After execution, the pipeline closes the loop by querying Prometheus metrics to verify that the predicted recovery actually materialized, comparing drift scores between expected and observed outcomes.

Technical Highlights

  • Simulate Before Execute

    Discrete-event simulation via SimPy predicts the impact of each candidate action. Unsafe plans are rejected before they reach production, preventing cascade failures.

  • Closed-Loop Pipeline

    Plan → Execute → Verify. After action execution, Prometheus metrics are queried to compare predicted vs. actual recovery, producing a structured incident report.

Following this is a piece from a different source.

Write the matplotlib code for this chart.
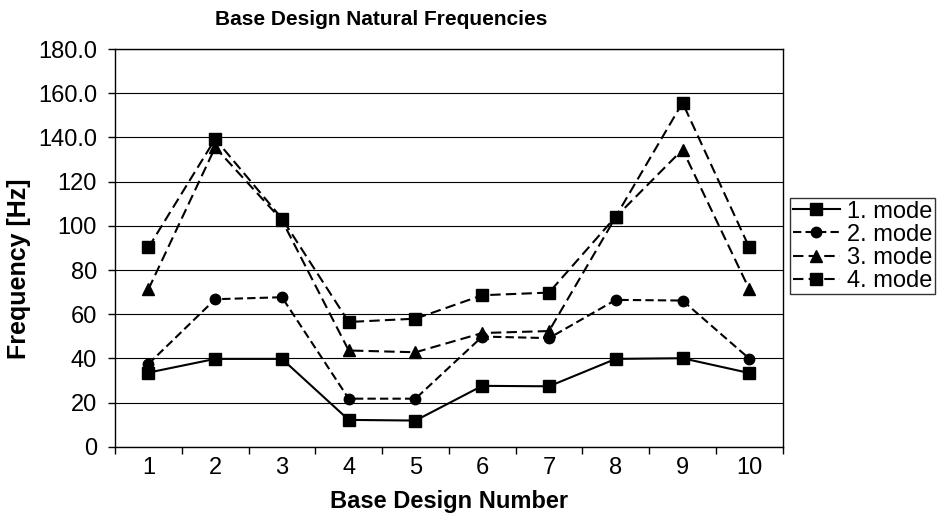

  • 3-Path Graceful Degradation

    Primary: browser-controlled execution via OpenClaw. Fallback 1: saved-plan local state mutation. Fallback 2: deterministic keyword-based ranking if the Stratus API is unavailable.

  • 46% Faster Recovery

    Evaluated across 4 telehealth scheduling failure scenarios against a naive baseline. Stratus-ranked actions with simulation pre-screening consistently outperformed manual triage heuristics.

Under The Hood

Orchestration

The main pipeline runs through 5 phases: await-demo, plan, demo, fallback, and verify. An incident classifier recognizes failure patterns, generates shortlisted actions from a library of 15 healthcare scheduling remediation steps, and ranks them via the Stratus counterfactual reasoning API.

Metrics Verification

A Prometheus client queries live metrics (checkout latency p95, error rate, retry rate) both before and after action execution. Drift scores quantify the gap between predicted and actual recovery, surfacing when a remediation underperformed expectations.

Execution Surfaces

Four UI surfaces: an operations board for telehealth scheduling, a Guardrail Console with incident/decision/execution/verdict views, an OpenClaw browser automation panel, and a feature flags page for manual fallback controls.